### Given problem
Omit all images. Transcribe the rest of the material below exactly.

### Data provided
____

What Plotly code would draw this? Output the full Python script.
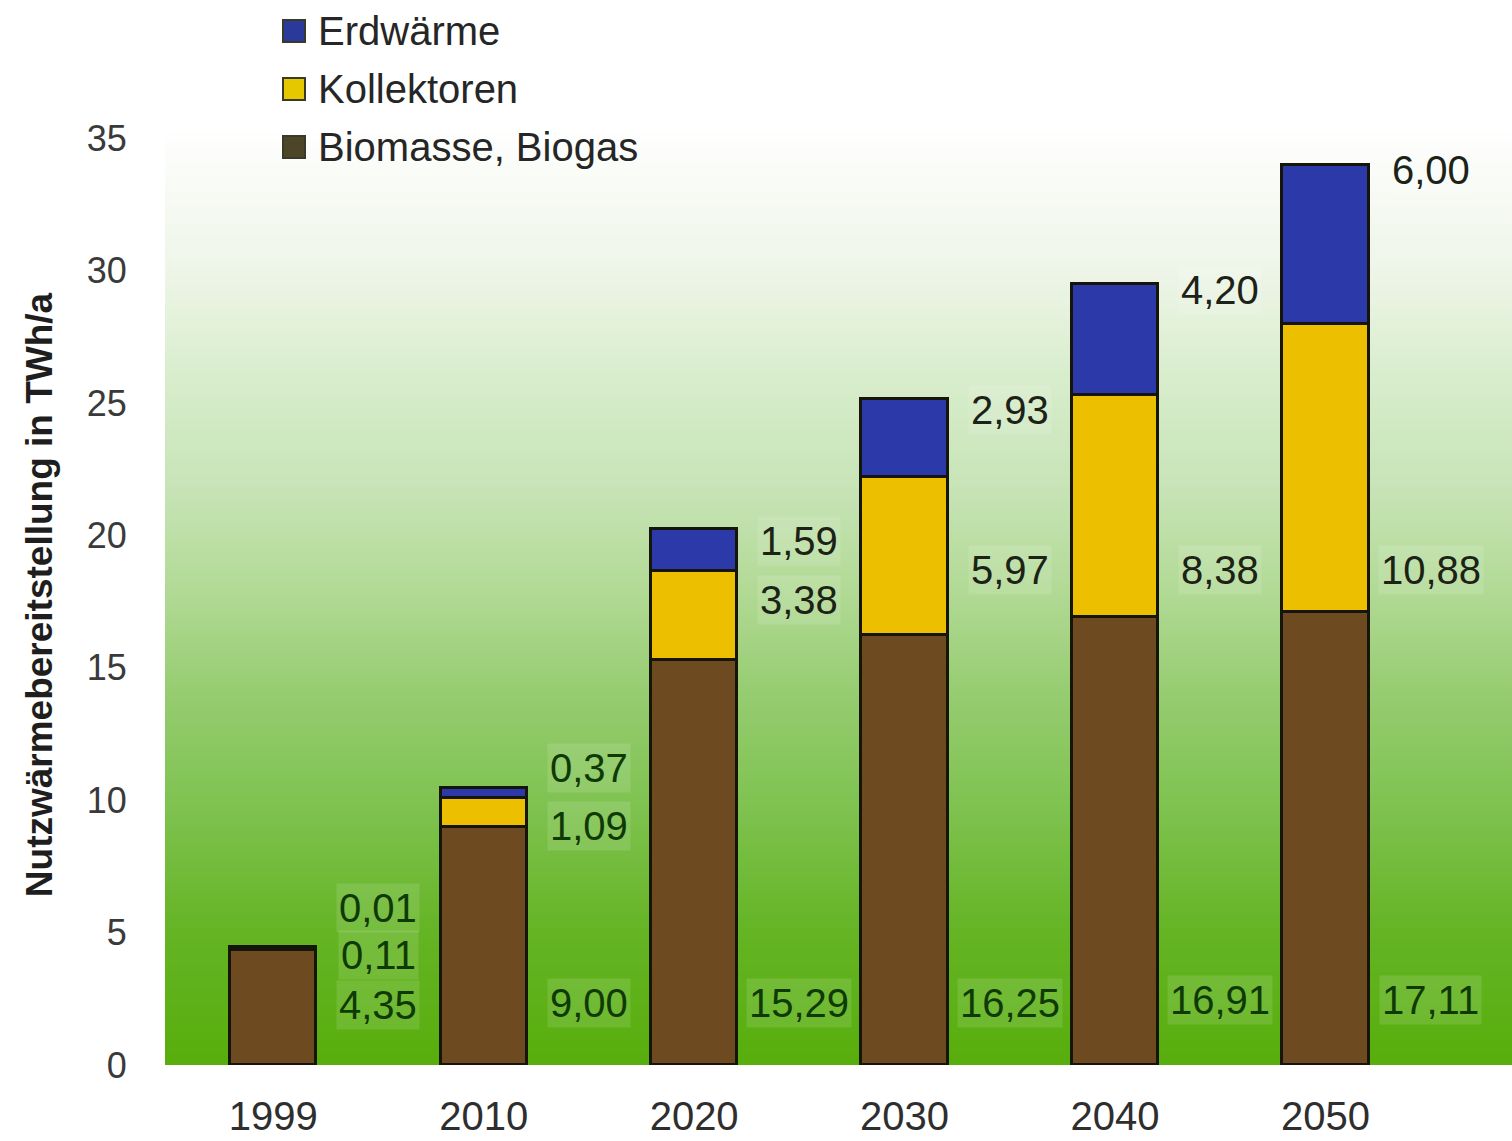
import numpy as np
import plotly.graph_objects as go

# ---- data -------------------------------------------------------------
years = ["1999", "2010", "2020", "2030", "2040", "2050"]
biomasse = [4.35, 9.00, 15.29, 16.25, 16.91, 17.11]
kollektoren = [0.11, 1.09, 3.38, 5.97, 8.38, 10.88]
erdwaerme = [0.01, 0.37, 1.59, 2.93, 4.20, 6.00]
y_ticks = [0, 5, 10, 15, 20, 25, 30, 35]

series_names = ["Biomasse, Biogas", "Kollektoren", "Erdwärme"]
series_values = [biomasse, kollektoren, erdwaerme]
series_colors = ["#6d4a1f", "#ecbf00", "#2b3aa8"]

# vertical placement (axis units) of the value labels next to each bar
label_y = {
    "Biomasse, Biogas": [2.27, 2.34, 2.34, 2.34, 2.45, 2.45],
    "Kollektoren": [4.15, 9.02, 17.56, 18.69, 18.69, 18.69],
    "Erdwärme": [5.93, 11.21, 19.78, 24.73, 29.26, 33.79],
}

# ---- geometry ---------------------------------------------------------
W, H = 1512, 1141
L, R, T, B = 165, 0, 125, 76
plot_w, plot_h = W - L - R, H - T - B
x_range = [-0.514, 5.886]
y_range = [0, 35.5]
xpos = list(range(len(years)))
FONT = "Liberation Sans, Arial, sans-serif"


def px_x(px):
    return (px - L) / plot_w


def px_y(py):
    return (H - B - py) / plot_h


fig = go.Figure()

# white-to-green gradient behind the bars
gy = np.linspace(y_range[0], y_range[1], 80)
grad_stops = [
    (0.0, "#58ae0c"), (5.0, "#64b424"), (10.0, "#80c352"), (14.0, "#96cc70"),
    (18.0, "#b2da96"), (22.0, "#c8e4b8"), (26.0, "#d8edcc"), (30.0, "#eef5e8"),
    (35.5, "#ffffff"),
]
fig.add_trace(go.Heatmap(
    x=[x_range[0], x_range[1]],
    y=gy,
    z=[[v, v] for v in gy],
    zmin=y_range[0], zmax=y_range[1],
    colorscale=[[v / y_range[1], c] for v, c in grad_stops],
    zsmooth="best", showscale=False, hoverinfo="skip",
))

# stacked bars
for name, vals, color in zip(series_names, series_values, series_colors):
    fig.add_trace(go.Bar(
        x=xpos, y=vals, name=name, width=0.41,
        marker=dict(color=color, line=dict(color="#15150a", width=3)),
        showlegend=False,
    ))

annotations = []
# value labels to the right of each bar
for name, vals in zip(series_names, series_values):
    for i, v in enumerate(vals):
        yy = label_y[name][i]
        annotations.append(dict(
            x=xpos[i] + 0.5, y=yy, xref="x", yref="y",
            text=f"{v:.2f}".replace(".", ","),
            showarrow=False, xanchor="center", yanchor="middle",
            font=dict(family=FONT, size=40,
                      color="#0f3a06" if yy < 15 else "#1c2216"),
            bgcolor="rgba(255,255,255,0.12)", borderpad=2,
        ))

# legend: swatches with labels, top entry first
shapes = []
legend_rows = [("Erdwärme", "#2b3a9a", 31), ("Kollektoren", "#e6c800", 89),
               ("Biomasse, Biogas", "#4d4527", 147)]
for text, color, cy in legend_rows:
    shapes.append(dict(
        type="rect", xref="paper", yref="paper",
        x0=px_x(283), x1=px_x(305), y0=px_y(cy + 11), y1=px_y(cy - 11),
        fillcolor=color, line=dict(color="#3a3a2a", width=2), layer="above",
    ))
    annotations.append(dict(
        x=px_x(316), y=px_y(cy), xref="paper", yref="paper", text=text,
        showarrow=False, xanchor="left", yanchor="middle",
        font=dict(family=FONT, size=40, color="#262626"),
    ))

fig.update_layout(
    width=W, height=H,
    margin=dict(l=L, r=R, t=T, b=B, autoexpand=False),
    paper_bgcolor="white", plot_bgcolor="white",
    barmode="stack", bargap=0,
    annotations=annotations, shapes=shapes,
    xaxis=dict(
        range=x_range, tickvals=xpos, ticktext=years,
        tickfont=dict(family=FONT, size=40, color="#2e2e2e"),
        ticks="outside", ticklen=16, tickcolor="rgba(0,0,0,0)",
        showgrid=False, zeroline=False, showline=False, fixedrange=True,
    ),
    yaxis=dict(
        range=y_range, tickvals=y_ticks,
        tickfont=dict(family=FONT, size=36, color="#3a3a3a"),
        ticks="outside", ticklen=30, tickcolor="rgba(0,0,0,0)",
        showgrid=False, zeroline=False, showline=False, fixedrange=True,
        title=dict(text="Nutzwärmebereitstellung in TWh/a",
                   font=dict(family=FONT, size=37, color="#1e1e1e", weight="bold"),
                   standoff=22),
    ),
)

fig.write_html("out.html")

____

### The completed task
What Plotly code would draw this? Output the full Python script.
import numpy as np
import plotly.graph_objects as go

# ---- data -------------------------------------------------------------
years = ["1999", "2010", "2020", "2030", "2040", "2050"]
biomasse = [4.35, 9.00, 15.29, 16.25, 16.91, 17.11]
kollektoren = [0.11, 1.09, 3.38, 5.97, 8.38, 10.88]
erdwaerme = [0.01, 0.37, 1.59, 2.93, 4.20, 6.00]
y_ticks = [0, 5, 10, 15, 20, 25, 30, 35]

series_names = ["Biomasse, Biogas", "Kollektoren", "Erdwärme"]
series_values = [biomasse, kollektoren, erdwaerme]
series_colors = ["#6d4a1f", "#ecbf00", "#2b3aa8"]

# vertical placement (axis units) of the value labels next to each bar
label_y = {
    "Biomasse, Biogas": [2.27, 2.34, 2.34, 2.34, 2.45, 2.45],
    "Kollektoren": [4.15, 9.02, 17.56, 18.69, 18.69, 18.69],
    "Erdwärme": [5.93, 11.21, 19.78, 24.73, 29.26, 33.79],
}

# ---- geometry ---------------------------------------------------------
W, H = 1512, 1141
L, R, T, B = 165, 0, 125, 76
plot_w, plot_h = W - L - R, H - T - B
x_range = [-0.514, 5.886]
y_range = [0, 35.5]
xpos = list(range(len(years)))
FONT = "Liberation Sans, Arial, sans-serif"


def px_x(px):
    return (px - L) / plot_w


def px_y(py):
    return (H - B - py) / plot_h


fig = go.Figure()

# white-to-green gradient behind the bars
gy = np.linspace(y_range[0], y_range[1], 80)
grad_stops = [
    (0.0, "#58ae0c"), (5.0, "#64b424"), (10.0, "#80c352"), (14.0, "#96cc70"),
    (18.0, "#b2da96"), (22.0, "#c8e4b8"), (26.0, "#d8edcc"), (30.0, "#eef5e8"),
    (35.5, "#ffffff"),
]
fig.add_trace(go.Heatmap(
    x=[x_range[0], x_range[1]],
    y=gy,
    z=[[v, v] for v in gy],
    zmin=y_range[0], zmax=y_range[1],
    colorscale=[[v / y_range[1], c] for v, c in grad_stops],
    zsmooth="best", showscale=False, hoverinfo="skip",
))

# stacked bars
for name, vals, color in zip(series_names, series_values, series_colors):
    fig.add_trace(go.Bar(
        x=xpos, y=vals, name=name, width=0.41,
        marker=dict(color=color, line=dict(color="#15150a", width=3)),
        showlegend=False,
    ))

annotations = []
# value labels to the right of each bar
for name, vals in zip(series_names, series_values):
    for i, v in enumerate(vals):
        yy = label_y[name][i]
        annotations.append(dict(
            x=xpos[i] + 0.5, y=yy, xref="x", yref="y",
            text=f"{v:.2f}".replace(".", ","),
            showarrow=False, xanchor="center", yanchor="middle",
            font=dict(family=FONT, size=40,
                      color="#0f3a06" if yy < 15 else "#1c2216"),
            bgcolor="rgba(255,255,255,0.12)", borderpad=2,
        ))

# legend: swatches with labels, top entry first
shapes = []
legend_rows = [("Erdwärme", "#2b3a9a", 31), ("Kollektoren", "#e6c800", 89),
               ("Biomasse, Biogas", "#4d4527", 147)]
for text, color, cy in legend_rows:
    shapes.append(dict(
        type="rect", xref="paper", yref="paper",
        x0=px_x(283), x1=px_x(305), y0=px_y(cy + 11), y1=px_y(cy - 11),
        fillcolor=color, line=dict(color="#3a3a2a", width=2), layer="above",
    ))
    annotations.append(dict(
        x=px_x(316), y=px_y(cy), xref="paper", yref="paper", text=text,
        showarrow=False, xanchor="left", yanchor="middle",
        font=dict(family=FONT, size=40, color="#262626"),
    ))

fig.update_layout(
    width=W, height=H,
    margin=dict(l=L, r=R, t=T, b=B, autoexpand=False),
    paper_bgcolor="white", plot_bgcolor="white",
    barmode="stack", bargap=0,
    annotations=annotations, shapes=shapes,
    xaxis=dict(
        range=x_range, tickvals=xpos, ticktext=years,
        tickfont=dict(family=FONT, size=40, color="#2e2e2e"),
        ticks="outside", ticklen=16, tickcolor="rgba(0,0,0,0)",
        showgrid=False, zeroline=False, showline=False, fixedrange=True,
    ),
    yaxis=dict(
        range=y_range, tickvals=y_ticks,
        tickfont=dict(family=FONT, size=36, color="#3a3a3a"),
        ticks="outside", ticklen=30, tickcolor="rgba(0,0,0,0)",
        showgrid=False, zeroline=False, showline=False, fixedrange=True,
        title=dict(text="Nutzwärmebereitstellung in TWh/a",
                   font=dict(family=FONT, size=37, color="#1e1e1e", weight="bold"),
                   standoff=22),
    ),
)

fig.write_html("out.html")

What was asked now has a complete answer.